Chatham-Kent deputy CAO Dave Taylor, who was part of the group that spoke with McCarthy, said the information appeared to be well-received.

 

“We had a good meeting with him,” Taylor told The Chatham Voice, noting councillors Jamie McGrail, Amy Finn and Alysson Storey were part of the discussion.

 

“We are continuing to communicate that the community and our council is opposed to this proposal,” Taylor said, adding the government’s decision to remove the Environmental Assessment from the York1 project by passing Bill 5 is especially concerning.

 

A dearth of information about what comes next for the landfill is also worrisome, Taylor said.

 

“The focus we had was trying to get some information for the community,” he said. “York1 has sent out information about changes regarding the proposal, but we haven’t actually seen anything concrete from them.” 

 

C-K officials have many questions about the project and that was part of the “big ask,” Taylor said.

 

“We don’t know how decisions are going to be made. Is the community going to get details of the proposal? Are there still going to be opportunities for public engagement and feedback?

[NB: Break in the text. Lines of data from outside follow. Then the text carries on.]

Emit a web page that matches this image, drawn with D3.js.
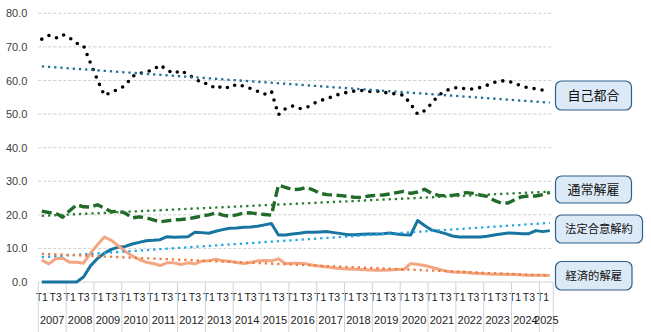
<!DOCTYPE html>
<html><head><meta charset="utf-8">
<script src="https://cdn.jsdelivr.net/npm/d3@7"></script>
<style>
body{margin:0;background:#fff;}
svg{display:block;}
text{font-family:"Liberation Sans",Arial,sans-serif;}
.jp{font-family:"Noto Sans CJK JP","Noto Sans CJK SC",sans-serif;}
</style></head>
<body><svg id="c" width="651" height="332"></svg>
<script>
// ---- data ----
const years = ["2007","2008","2009","2010","2011","2012","2013","2014","2015","2016","2017","2018","2019","2020","2021","2022","2023","2024","2025"];
const quarterNames = ["T1","T2","T3","T4"];
const seriesNames = ["自己都合","通常解雇","法定合意解約","経済的解雇"];
const yTicks = [0,10,20,30,40,50,60,70,80];

const jikoTsugou = [72.3,73.4,72.6,73.7,72.7,71.1,70.4,65.2,60.2,55.5,
  56.6,57.3,58.5,61.2,62.1,62.5,63.2,64.6,63.1,62.1,
  63.0,61.7,60.6,59.2,59.0,57.5,58.4,57.7,58.9,58.3,
  57.6,56.8,55.9,56.8,49.8,51.6,52.4,51.6,51.9,53.1,
  54.0,54.6,55.4,56.1,56.5,56.9,57.0,56.7,56.9,56.5,
  56.2,56.0,55.6,53.0,50.0,51.0,53.1,55.6,56.9,57.7,
  58.0,57.4,57.5,57.9,58.6,59.4,59.9,59.8,59.1,58.3,
  57.8,57.5,57.1,57.0];
const tsujoKaiko = [21.1,20.7,20.5,19.3,21.2,23.0,22.4,22.3,23.0,22.0,
  20.9,21.1,20.5,19.1,19.4,19.1,18.5,17.9,18.2,18.5,
  18.6,18.8,19.2,19.7,20.0,20.6,19.9,19.6,20.0,20.5,
  20.6,20.3,20.1,19.9,28.8,28.2,27.5,27.6,28.2,27.4,
  26.4,26.0,25.9,25.7,25.5,25.2,25.2,25.6,25.8,25.9,
  26.2,26.6,27.0,26.4,26.8,27.6,26.4,25.8,25.7,25.8,
  26.1,26.6,26.4,25.9,25.5,24.3,23.5,23.5,24.6,25.4,
  25.6,25.6,26.0,26.7];
const houteiGoui = [0,0,0,0,0,0,1.5,4.8,7.0,8.6,
  9.7,10.4,10.6,11.3,11.8,12.3,12.4,12.6,13.5,13.3,
  13.4,13.5,14.8,14.7,14.5,15.1,15.6,16.0,16.1,16.3,
  16.4,16.6,17.0,17.4,14.0,14.0,14.3,14.5,14.8,14.8,
  14.9,15.0,14.7,14.4,14.1,14.1,14.2,14.3,14.3,14.4,
  14.6,14.3,14.1,14.0,18.3,16.8,15.5,15.0,14.4,13.7,
  13.4,13.4,13.4,13.4,13.6,14.0,14.3,14.6,14.5,14.4,
  14.4,15.3,15.0,15.3];
const keizaiKaiko = [6.5,5.4,6.9,7.1,5.9,5.9,5.6,8.6,11.1,13.4,
  12.4,10.8,9.1,7.8,6.7,5.9,5.5,4.9,5.7,5.7,
  5.2,5.7,5.4,6.2,6.3,6.8,6.3,6.2,5.8,5.5,
  5.8,6.3,6.4,6.3,6.9,5.5,5.6,5.6,5.4,5.0,
  4.7,4.5,4.2,4.0,3.9,3.8,3.7,3.6,3.5,3.5,
  3.6,3.7,3.7,5.5,5.2,4.9,4.4,3.8,3.3,3.0,
  2.9,2.8,2.6,2.5,2.4,2.3,2.3,2.2,2.2,2.1,
  2.0,2.0,2.0,1.9];
// linear trend lines: value at first and last quarter
const trendStart = [64.2,19.7,7.4,8.4];
const trendEnd   = [53.4,26.9,17.6,1.9];

// ---- build categories ----
const cats = [];
years.forEach((y,yi)=>{
  const nq = (y==="2025") ? 2 : 4;
  for(let q=0;q<nq;q++) cats.push({key:y+"-"+q, year:y, q:q});
});
const allSeries = [jikoTsugou,tsujoKaiko,houteiGoui,keizaiKaiko];

const svg = d3.select("#c");
const L = 38.3, R = 553.3, T = 13.3, B = 282;
const x = d3.scaleBand().domain(cats.map(c=>c.key)).range([L,R]).paddingInner(0).paddingOuter(0);
const y = d3.scaleLinear().domain([0,80]).range([B,T]);
const cx = k => x(k) + x.bandwidth()/2;

// gridlines
svg.append("g").selectAll("line").data(yTicks.filter(t=>t>0)).join("line")
  .attr("x1",L).attr("x2",R).attr("y1",d=>y(d)).attr("y2",d=>y(d))
  .attr("stroke","#cfcfcf").attr("stroke-width",1).attr("stroke-dasharray","3,2");
// y axis labels
const ya = d3.axisLeft(y).tickValues(yTicks).tickFormat(d3.format(".1f")).tickSize(0).tickPadding(11);
const yg = svg.append("g").attr("transform",`translate(${L},0)`).call(ya);
yg.select(".domain").remove();
yg.selectAll("text").attr("font-size",11).attr("fill","#404040").attr("font-family","'Liberation Sans',Arial,sans-serif");

// x axis baseline
svg.append("line").attr("x1",L).attr("x2",R).attr("y1",B).attr("y2",B).attr("stroke","#d4d4d4");
// x axis quarter labels via axis
const xa = d3.axisBottom(x).tickSize(0).tickPadding(12)
  .tickFormat(k=>{const c=cats.find(d=>d.key===k); return (c.q===0||c.q===2)?quarterNames[c.q]:"";});
const xg = svg.append("g").attr("transform",`translate(0,${B})`).call(xa);
xg.select(".domain").remove();
xg.selectAll("text").attr("font-size",10.5).attr("fill","#222").attr("font-family","'Liberation Sans',Arial,sans-serif");

// year separators
const firstKeys = cats.filter(c=>c.q===0).map(c=>c.key);
svg.append("g").selectAll("line").data(firstKeys).join("line")
  .attr("x1",d=>x(d)).attr("x2",d=>x(d)).attr("y1",B).attr("y2",332)
  .attr("stroke","#d4d4d4");
svg.append("line").attr("x1",R).attr("x2",R).attr("y1",B).attr("y2",332).attr("stroke","#d4d4d4");
// year labels
svg.append("g").selectAll("text").data(years).join("text")
  .attr("x",yr=>{const ks=cats.filter(c=>c.year===yr); return (x(ks[0].key)+x(ks[ks.length-1].key)+x.bandwidth())/2;})
  .attr("y",324).attr("text-anchor","middle").attr("font-size",11).attr("fill","#222").text(d=>d);

// series lines
const line = d3.line().x((d,i)=>cx(cats[i].key)).y(d=>y(d));
const styles = [
  {stroke:"#000", w:3.6, dash:"0,8.1", cap:"round"},
  {stroke:"#1f6b27", w:3.4, dash:"10,4.5", cap:"butt"},
  {stroke:"#17759f", w:3, dash:null, cap:"butt"},
  {stroke:"#f4a683", w:3, dash:null, cap:"butt"}
];
allSeries.forEach((s,si)=>{
  const st=styles[si];
  svg.append("path").datum(s).attr("d",line).attr("fill","none")
    .attr("stroke",st.stroke).attr("stroke-width",st.w)
    .attr("stroke-dasharray",st.dash).attr("stroke-linecap",st.cap).attr("stroke-linejoin","round");
});
// trend lines
const trendColors = ["#226f96","#2b7a30","#22a7e4","#ec7b3d"];
const lastKey = cats[cats.length-1].key, firstKey = cats[0].key;
trendStart.forEach((v,ti)=>{
  svg.append("line").attr("x1",cx(firstKey)).attr("x2",cx(lastKey))
    .attr("y1",y(v)).attr("y2",y(trendEnd[ti]))
    .attr("stroke",trendColors[ti]).attr("stroke-width",2.3)
    .attr("stroke-dasharray","2.3,3.9");
});

// legend callouts
const boxes = [
  {x:555.5,y:81,w:76,h:29,fs:13},
  {x:555.5,y:176,w:76,h:27,fs:13},
  {x:555.5,y:215,w:87,h:28,fs:11.3},
  {x:555.5,y:261.5,w:76.5,h:28.5,fs:11.3}
];
const lg = svg.append("g").selectAll("g").data(seriesNames).join("g");
lg.append("rect").attr("x",(d,i)=>boxes[i].x).attr("y",(d,i)=>boxes[i].y)
  .attr("width",(d,i)=>boxes[i].w).attr("height",(d,i)=>boxes[i].h)
  .attr("rx",6).attr("fill","#dce9f6").attr("stroke","#2f5f87").attr("stroke-width",1.2);
lg.append("text").attr("class","jp")
  .attr("x",(d,i)=>boxes[i].x+boxes[i].w/2).attr("y",(d,i)=>boxes[i].y+boxes[i].h/2)
  .attr("dy","0.36em").attr("text-anchor","middle")
  .attr("font-size",(d,i)=>boxes[i].fs).attr("fill","#111").text(d=>d);
</script></body></html>
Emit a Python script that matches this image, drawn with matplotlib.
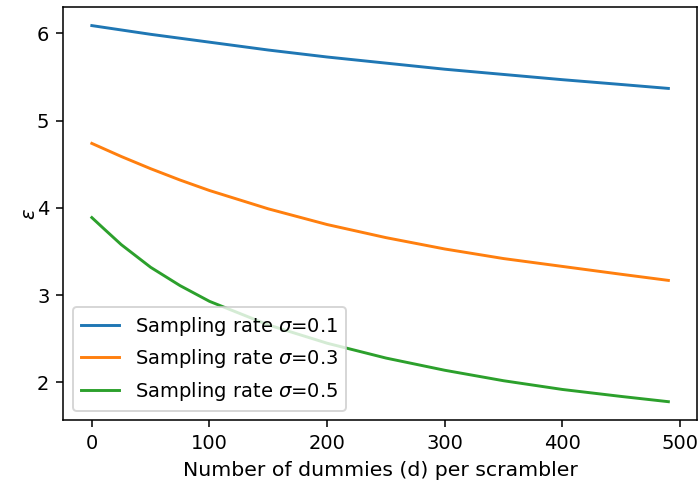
import matplotlib
matplotlib.use("Agg")
import matplotlib.pyplot as plt

# dummies per scrambler (x) and epsilon
dummies = [0, 10, 25, 50, 75, 100, 150, 200, 250, 300, 350, 400, 450, 490]
eps_01 = [6.09, 6.07, 6.04, 5.99, 5.945, 5.90, 5.81, 5.73, 5.66, 5.59, 5.53, 5.47, 5.415, 5.37]
eps_03 = [4.74, 4.68, 4.59, 4.45, 4.32, 4.20, 3.99, 3.81, 3.66, 3.53, 3.42, 3.33, 3.24, 3.17]
eps_05 = [3.89, 3.765, 3.58, 3.32, 3.11, 2.93, 2.66, 2.45, 2.28, 2.14, 2.02, 1.92, 1.84, 1.78]
labels = [r"Sampling rate $\sigma$=0.1", r"Sampling rate $\sigma$=0.3", r"Sampling rate $\sigma$=0.5"]


def main():
    fig, ax = plt.subplots(figsize=(5, 485 / 140), dpi=140)
    for ys, lab in zip([eps_01, eps_03, eps_05], labels):
        ax.plot(dummies, ys, label=lab)

    ax.set_xlabel("Number of dummies (d) per scrambler", fontsize=10.5)
    ax.set_ylabel(r"$\epsilon$", labelpad=-1)
    ax.set_xticks([0, 100, 200, 300, 400, 500])
    ax.legend(loc="lower left", fontsize=10)

    fig.subplots_adjust(left=0.09, right=0.996, top=0.986, bottom=0.133)
    fig.savefig("out.png", dpi=140)


if __name__ == "__main__":
    main()
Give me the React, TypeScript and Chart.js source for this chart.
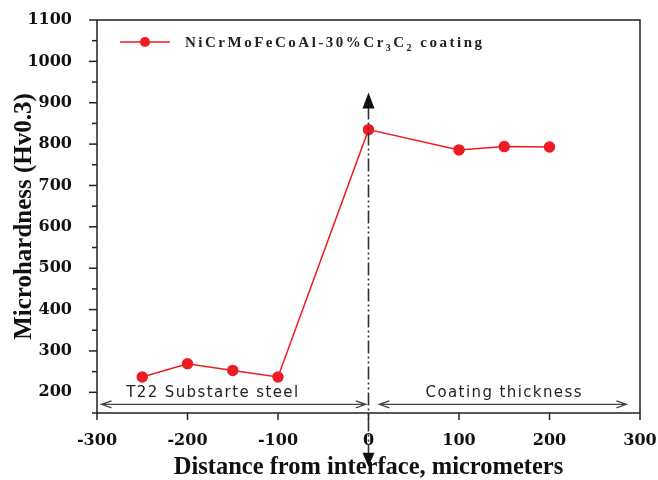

The citizens obviously have questions and the municipality doesn’t have any answers.”

 

According to Taylor, McCarthy acknowledged C-K’s concerns, and “seemed to genuinely understand residents are in an information vacuum.

 

“We again conveyed we are opposed to this, but again the main ask was to give us a roadmap as to how decisions are going to be made and how information is going to be shared,” Taylor explained.

 

The meeting with McCarthy is the latest development in the ongoing saga of Dresden’s derelict dump site on Irish School Road north of town. After the scope of the project was discovered by chance on the Environmental Registry of Ontario in February of 2024, the community, including Walpole Island First Nation, mounted fierce opposition.

 

Ontario’s opposition leaders have added their voices too bringing the matter to the floor of the Ontario legislature. But their concerns went unheeded and in June 2025, the province passed an omnibus bill called Bill 5. It specifically named the York1 landfill, exempting it from an environmental assessment placed on it by former Ontario environment minister Andrea Khanjin. 

 

Ontario Premier Doug Ford even weighed in on the issue, stating publicly the Dresden dump is needed to handle Ontario’s waste in the event U.S. President Donald Trump closes the border. Currently, Michigan and New York accept Ontario garbage.

 

Other big-name organizations, such as Environmental Defense Canada, are also part of the opposition.

 

Mississauga-based York1 is looking to build a regenerative recycling facility there. A leachate ponding system to accommodate soil washing would also be constructed, which opponents say is dangerously close to a sensitive waterway. 

 

York1 officials have stated their main objective is to recycle non-hazardous construction waste.

 

If approved, hundreds of trucks – as many as 600 a day – will travel to the site transporting construction waste from outside Chatham-Kent.

 

Throughout the process, York1 officials maintained they have consulted with Chatham-Kent and Walpole Island First Nation, but both parties say this hasn’t been done. And while there were several informal meetings with C-K officials dating back to 2021, Chatham-Kent said they have never received a formal request or application from the company.

 

In November of last year, York1 launched a legal challenge against Chatham-Kent, saying no additional permit, zoning changes or environmental assessments are needed from the municipality based on existing land-use approvals from the past.

 

Taylor said C-K has yet to respond to York1, as it has not received all of the documentation.

 

“Their lawyers have yet to serve us with all the documents,” he said. “We’re waiting for them to get us all the information and we’ll make our full response at that point.

 

“They (York1) are saying they don’t have to get land-use approvals from our council,” Taylor stated. “We disagree with that and we’ve told them that. We’ve told them that they have to go through the normal process, including changes to C-K’s official plan.” 

 

The matter will go before a judge when the legal documents from both sides are submitted.